_What you will do_. All of the material below is to be restated word for word, apart from the pictures.

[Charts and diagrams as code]

┄┄┄┄┄┄┄┄┄┄┄┄┄┄┄┄┄┄┄┄

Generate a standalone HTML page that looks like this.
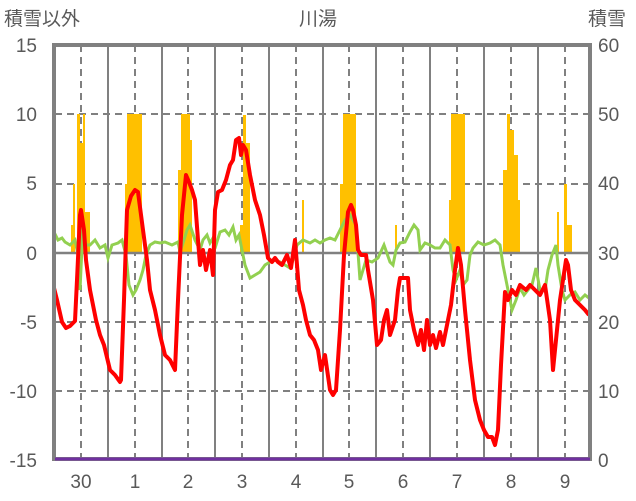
<!DOCTYPE html><html><head><meta charset="utf-8"><style>body{margin:0;background:#fff}svg{display:block;font-family:"Liberation Sans","Noto Sans CJK JP",sans-serif}</style></head><body>
<svg width="636" height="501" viewBox="0 0 636 501">
<g font-size="19" fill="#595959">
<text x="4" y="25">積雪以外</text><text x="318" y="25" text-anchor="middle">川湯</text><text x="588" y="25">積雪</text>
<g text-anchor="end"><text x="37" y="52">15</text><text x="37" y="121">10</text><text x="37" y="190">5</text><text x="37" y="260">0</text><text x="37" y="329">-5</text><text x="37" y="398">-10</text><text x="37" y="467">-15</text></g>
<g><text x="598" y="52">60</text><text x="598" y="121">50</text><text x="598" y="190">40</text><text x="598" y="260">30</text><text x="598" y="329">20</text><text x="598" y="398">10</text><text x="598" y="467">0</text></g>
<g text-anchor="middle"><text x="81" y="488">30</text><text x="135" y="488">1</text><text x="188" y="488">2</text><text x="242" y="488">3</text><text x="296" y="488">4</text><text x="349" y="488">5</text><text x="403" y="488">6</text><text x="457" y="488">7</text><text x="511" y="488">8</text><text x="565" y="488">9</text></g>
</g>
<g stroke="#808080" stroke-width="2" stroke-dasharray="7,5">
<line x1="55" x2="590" y1="114" y2="114"/><line x1="55" x2="590" y1="184" y2="184"/><line x1="55" x2="590" y1="322" y2="322"/><line x1="55" x2="590" y1="391" y2="391"/>
<line x1="81" x2="81" y1="45" y2="459"/><line x1="135" x2="135" y1="45" y2="459"/><line x1="188" x2="188" y1="45" y2="459"/><line x1="242" x2="242" y1="45" y2="459"/><line x1="296" x2="296" y1="45" y2="459"/><line x1="349" x2="349" y1="45" y2="459"/><line x1="403" x2="403" y1="45" y2="459"/><line x1="457" x2="457" y1="45" y2="459"/><line x1="511" x2="511" y1="45" y2="459"/><line x1="565" x2="565" y1="45" y2="459"/>
</g>
<g stroke="#808080" stroke-width="2">
<line x1="108" x2="108" y1="45" y2="459"/><line x1="162" x2="162" y1="45" y2="459"/><line x1="215" x2="215" y1="45" y2="459"/><line x1="269" x2="269" y1="45" y2="459"/><line x1="323" x2="323" y1="45" y2="459"/><line x1="376" x2="376" y1="45" y2="459"/><line x1="430" x2="430" y1="45" y2="459"/><line x1="484" x2="484" y1="45" y2="459"/><line x1="538" x2="538" y1="45" y2="459"/>
</g>
<g fill="#FFC000">
<rect x="71" y="225" width="2" height="28"/><rect x="73" y="184" width="2" height="69"/><rect x="77" y="114" width="3" height="139"/><rect x="80" y="143" width="3" height="110"/><rect x="83" y="114" width="2" height="139"/><rect x="85" y="212" width="5" height="41"/>
<rect x="125" y="184" width="2" height="69"/><rect x="127" y="114" width="15" height="139"/>
<rect x="178" y="170" width="3" height="83"/><rect x="181" y="114" width="9" height="139"/><rect x="190" y="140" width="2" height="113"/>
<rect x="240" y="225" width="3" height="28"/><rect x="243" y="115" width="3" height="138"/><rect x="246" y="143" width="4" height="110"/>
<rect x="302" y="200" width="2" height="53"/>
<rect x="340" y="184" width="3" height="69"/><rect x="343" y="114" width="13" height="139"/>
<rect x="395" y="225" width="2" height="28"/>
<rect x="449" y="200" width="2" height="53"/><rect x="451" y="114" width="14" height="139"/>
<rect x="503" y="170" width="4" height="83"/><rect x="507" y="114" width="3" height="139"/><rect x="510" y="130" width="4" height="123"/><rect x="514" y="155" width="4" height="98"/><rect x="518" y="200" width="2" height="53"/>
<rect x="557" y="212" width="2" height="41"/><rect x="564" y="184" width="3" height="69"/><rect x="567" y="225" width="5" height="28"/>
</g>
<line x1="55" x2="590" y1="253" y2="253" stroke="#808080" stroke-width="2.5"/>
<polyline fill="none" stroke="#92D050" stroke-width="3" points="54,232 58,240 62,238 65,242 70,245 75,240 78,255 80,290 83,225 86,245 90,245 95,240 100,248 105,245 108,258 112,245 118,243 122,240 126,255 129,285 133,295 136,290 140,280 143,270 146,255 150,245 155,242 160,243 165,242 172,245 178,242 180,252 184,240 187,230 190,225 195,240 200,250 203,240 207,235 210,243 213,238 216,245 220,232 225,230 229,235 233,227 236,240 239,235 242,250 245,265 250,278 255,275 260,272 265,265 270,262 275,260 280,262 285,265 290,268 293,260 297,245 303,240 310,243 315,240 320,243 325,240 330,238 335,240 340,230 345,220 350,215 356,225 360,280 363,270 366,260 372,262 378,258 384,245 390,262 393,265 396,250 400,243 405,242 410,232 414,225 418,230 420,250 425,243 430,245 435,248 440,248 445,240 450,245 453,270 456,280 460,270 463,285 467,280 470,255 473,248 478,242 484,245 490,243 495,240 500,245 503,265 508,290 512,310 516,300 520,288 524,295 528,290 532,285 536,268 540,290 545,290 548,270 552,255 556,245 558,265 562,290 565,300 570,295 575,292 580,300 585,295 589,298"/>
<polyline fill="none" stroke="#FF0000" stroke-width="4" stroke-linejoin="round" points="54,288 57,300 62,322 66,328 70,326 75,321 77,280 80,215 81,210 84,230 86,260 90,290 96,320 100,335 104,345 110,370 115,375 120,382 121,380 124,300 127,210 131,196 135,190 138,192 143,230 147,260 150,290 155,310 160,335 165,355 170,360 175,370 178,300 182,215 186,175 189,182 192,190 195,200 198,240 200,265 203,250 206,270 210,250 213,275 215,210 218,192 222,190 226,180 230,165 233,160 236,140 239,138 241,155 243,145 246,150 250,175 255,200 260,215 264,235 268,258 272,262 275,258 278,262 282,265 287,255 291,268 295,240 299,290 303,305 306,320 310,335 314,340 318,350 321,370 325,355 330,390 333,395 336,390 340,330 344,255 348,212 351,205 353,210 356,225 358,250 361,255 366,255 368,270 373,300 377,345 381,340 384,320 387,310 390,335 395,320 398,290 400,278 408,278 410,310 414,330 418,345 421,330 424,350 427,320 430,345 433,335 436,348 440,332 443,345 447,325 451,305 455,270 458,248 461,265 465,310 470,360 475,400 480,420 484,430 488,437 492,437 495,445 498,430 501,365 505,292 508,300 512,290 516,295 520,285 526,290 530,285 535,290 540,295 545,285 550,320 553,370 556,340 560,300 563,280 566,260 568,265 571,290 575,300 580,305 585,310 589,315"/>
<line x1="55" x2="590" y1="459" y2="459" stroke="#7030A0" stroke-width="3"/>
<rect x="54" y="45" width="536" height="414" fill="none" stroke="#808080" stroke-width="4"/>
<line x1="55" x2="590" y1="459" y2="459" stroke="#7030A0" stroke-width="3"/>
</svg></body></html>
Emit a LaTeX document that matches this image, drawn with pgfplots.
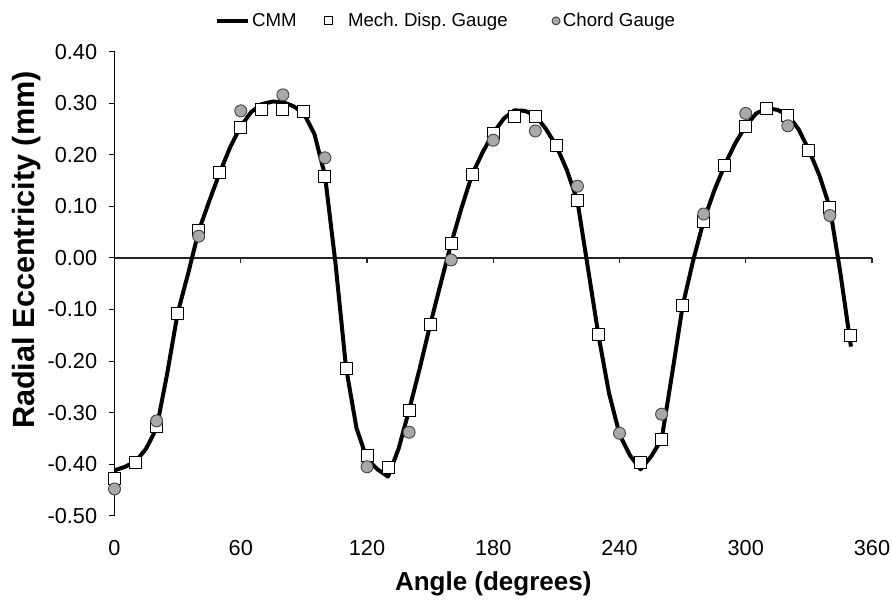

┄┄┄┄┄┄┄┄┄┄┄┄┄┄┄┄┄┄┄┄

_Response_.
Generate a standalone HTML page that looks like this.
<!DOCTYPE html><html><head><meta charset="utf-8"><style>body{margin:0;background:#fff}svg{display:block;font-family:"Liberation Sans","Noto Sans CJK JP",sans-serif}</style></head><body>
<svg width="636" height="501" viewBox="0 0 636 501">
<g font-size="19" fill="#595959">
<text x="4" y="25">積雪以外</text><text x="318" y="25" text-anchor="middle">川湯</text><text x="588" y="25">積雪</text>
<g text-anchor="end"><text x="37" y="52">15</text><text x="37" y="121">10</text><text x="37" y="190">5</text><text x="37" y="260">0</text><text x="37" y="329">-5</text><text x="37" y="398">-10</text><text x="37" y="467">-15</text></g>
<g><text x="598" y="52">60</text><text x="598" y="121">50</text><text x="598" y="190">40</text><text x="598" y="260">30</text><text x="598" y="329">20</text><text x="598" y="398">10</text><text x="598" y="467">0</text></g>
<g text-anchor="middle"><text x="81" y="488">30</text><text x="135" y="488">1</text><text x="188" y="488">2</text><text x="242" y="488">3</text><text x="296" y="488">4</text><text x="349" y="488">5</text><text x="403" y="488">6</text><text x="457" y="488">7</text><text x="511" y="488">8</text><text x="565" y="488">9</text></g>
</g>
<g stroke="#808080" stroke-width="2" stroke-dasharray="7,5">
<line x1="55" x2="590" y1="114" y2="114"/><line x1="55" x2="590" y1="184" y2="184"/><line x1="55" x2="590" y1="322" y2="322"/><line x1="55" x2="590" y1="391" y2="391"/>
<line x1="81" x2="81" y1="45" y2="459"/><line x1="135" x2="135" y1="45" y2="459"/><line x1="188" x2="188" y1="45" y2="459"/><line x1="242" x2="242" y1="45" y2="459"/><line x1="296" x2="296" y1="45" y2="459"/><line x1="349" x2="349" y1="45" y2="459"/><line x1="403" x2="403" y1="45" y2="459"/><line x1="457" x2="457" y1="45" y2="459"/><line x1="511" x2="511" y1="45" y2="459"/><line x1="565" x2="565" y1="45" y2="459"/>
</g>
<g stroke="#808080" stroke-width="2">
<line x1="108" x2="108" y1="45" y2="459"/><line x1="162" x2="162" y1="45" y2="459"/><line x1="215" x2="215" y1="45" y2="459"/><line x1="269" x2="269" y1="45" y2="459"/><line x1="323" x2="323" y1="45" y2="459"/><line x1="376" x2="376" y1="45" y2="459"/><line x1="430" x2="430" y1="45" y2="459"/><line x1="484" x2="484" y1="45" y2="459"/><line x1="538" x2="538" y1="45" y2="459"/>
</g>
<g fill="#FFC000">
<rect x="71" y="225" width="2" height="28"/><rect x="73" y="184" width="2" height="69"/><rect x="77" y="114" width="3" height="139"/><rect x="80" y="143" width="3" height="110"/><rect x="83" y="114" width="2" height="139"/><rect x="85" y="212" width="5" height="41"/>
<rect x="125" y="184" width="2" height="69"/><rect x="127" y="114" width="15" height="139"/>
<rect x="178" y="170" width="3" height="83"/><rect x="181" y="114" width="9" height="139"/><rect x="190" y="140" width="2" height="113"/>
<rect x="240" y="225" width="3" height="28"/><rect x="243" y="115" width="3" height="138"/><rect x="246" y="143" width="4" height="110"/>
<rect x="302" y="200" width="2" height="53"/>
<rect x="340" y="184" width="3" height="69"/><rect x="343" y="114" width="13" height="139"/>
<rect x="395" y="225" width="2" height="28"/>
<rect x="449" y="200" width="2" height="53"/><rect x="451" y="114" width="14" height="139"/>
<rect x="503" y="170" width="4" height="83"/><rect x="507" y="114" width="3" height="139"/><rect x="510" y="130" width="4" height="123"/><rect x="514" y="155" width="4" height="98"/><rect x="518" y="200" width="2" height="53"/>
<rect x="557" y="212" width="2" height="41"/><rect x="564" y="184" width="3" height="69"/><rect x="567" y="225" width="5" height="28"/>
</g>
<line x1="55" x2="590" y1="253" y2="253" stroke="#808080" stroke-width="2.5"/>
<polyline fill="none" stroke="#92D050" stroke-width="3" points="54,232 58,240 62,238 65,242 70,245 75,240 78,255 80,290 83,225 86,245 90,245 95,240 100,248 105,245 108,258 112,245 118,243 122,240 126,255 129,285 133,295 136,290 140,280 143,270 146,255 150,245 155,242 160,243 165,242 172,245 178,242 180,252 184,240 187,230 190,225 195,240 200,250 203,240 207,235 210,243 213,238 216,245 220,232 225,230 229,235 233,227 236,240 239,235 242,250 245,265 250,278 255,275 260,272 265,265 270,262 275,260 280,262 285,265 290,268 293,260 297,245 303,240 310,243 315,240 320,243 325,240 330,238 335,240 340,230 345,220 350,215 356,225 360,280 363,270 366,260 372,262 378,258 384,245 390,262 393,265 396,250 400,243 405,242 410,232 414,225 418,230 420,250 425,243 430,245 435,248 440,248 445,240 450,245 453,270 456,280 460,270 463,285 467,280 470,255 473,248 478,242 484,245 490,243 495,240 500,245 503,265 508,290 512,310 516,300 520,288 524,295 528,290 532,285 536,268 540,290 545,290 548,270 552,255 556,245 558,265 562,290 565,300 570,295 575,292 580,300 585,295 589,298"/>
<polyline fill="none" stroke="#FF0000" stroke-width="4" stroke-linejoin="round" points="54,288 57,300 62,322 66,328 70,326 75,321 77,280 80,215 81,210 84,230 86,260 90,290 96,320 100,335 104,345 110,370 115,375 120,382 121,380 124,300 127,210 131,196 135,190 138,192 143,230 147,260 150,290 155,310 160,335 165,355 170,360 175,370 178,300 182,215 186,175 189,182 192,190 195,200 198,240 200,265 203,250 206,270 210,250 213,275 215,210 218,192 222,190 226,180 230,165 233,160 236,140 239,138 241,155 243,145 246,150 250,175 255,200 260,215 264,235 268,258 272,262 275,258 278,262 282,265 287,255 291,268 295,240 299,290 303,305 306,320 310,335 314,340 318,350 321,370 325,355 330,390 333,395 336,390 340,330 344,255 348,212 351,205 353,210 356,225 358,250 361,255 366,255 368,270 373,300 377,345 381,340 384,320 387,310 390,335 395,320 398,290 400,278 408,278 410,310 414,330 418,345 421,330 424,350 427,320 430,345 433,335 436,348 440,332 443,345 447,325 451,305 455,270 458,248 461,265 465,310 470,360 475,400 480,420 484,430 488,437 492,437 495,445 498,430 501,365 505,292 508,300 512,290 516,295 520,285 526,290 530,285 535,290 540,295 545,285 550,320 553,370 556,340 560,300 563,280 566,260 568,265 571,290 575,300 580,305 585,310 589,315"/>
<line x1="55" x2="590" y1="459" y2="459" stroke="#7030A0" stroke-width="3"/>
<rect x="54" y="45" width="536" height="414" fill="none" stroke="#808080" stroke-width="4"/>
<line x1="55" x2="590" y1="459" y2="459" stroke="#7030A0" stroke-width="3"/>
</svg></body></html>
Emit a LaTeX document that matches this image, drawn with pgfplots.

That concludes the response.